Chinese culture scoring points abroad with mahjong

By Erik Nilsson ( China Daily ) Updated: 2014-11-01 07:41:01

 Chinese culture scoring points abroad with mahjong

Players compete in the 2010 World Series of Mahjong at the Venetian hotel and casino in Macao. Mahjong's rules vary from place to place throughout China, and even more widely around the world. Ed Jones / AFP File

A joke in Sichuan province says passengers aboard any plane descending upon the capital, Chengdu, will hear clicks and clacks.

The punch line plays up Sichuan's omnipresence of mahjong - a game making international headlines as local media urge officials to refrain from playing and foreigners are beating Chinese at international tournaments.

Netizens responded to calls for civil servants' abstention by half-joking: "How will Sichuan's officials live?"

Six months after the 2008 earthquake - the first of 15 visits - I peered into the windows of temporary houses to find survivors gathered around mahjong boards. Locals told me many resumed gaming the day after the disaster. Tables were set up even before rescue tents.

The most successful livelihood project recipient of an NGO assisting people disabled in the disaster was a mahjong shop opened by a man who lost his arm.

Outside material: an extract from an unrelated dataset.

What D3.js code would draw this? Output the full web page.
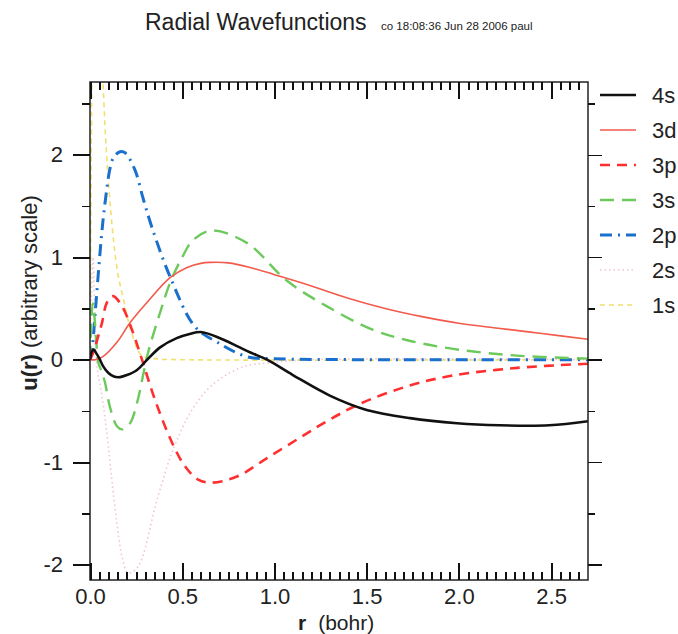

Another NGO working with heroin addicts in Sichuan's Emeishan told me the beneficiaries' No 1 wish was a mahjong table for their center. But the organization felt it couldn't oblige, since it'd appear it was sponsoring sloth among drug users.

While Sichuan is China's mahjong capital, China is the world's. China's stinging defeats at this year's European Mahjong Championship agitated dispute about luck versus skill.

Personal experience suggests that, while providence plays in, aptitude matters. Chinese friends love playing me - because they always win. To hone my abilities, I turned to apps.

Every app labeled "mahjong" in English I downloaded proved a misnomer. The dozen I sampled were matching games that had nothing to do with the Chinese pastime beyond featuring tiles. I had no such problem when I searched using Chinese characters.

This points to a market need for real mahjong apps in English and other languages, which could accelerate the pastime's internationalization - the briskness of which can already be tallied by the European tournament's rankings.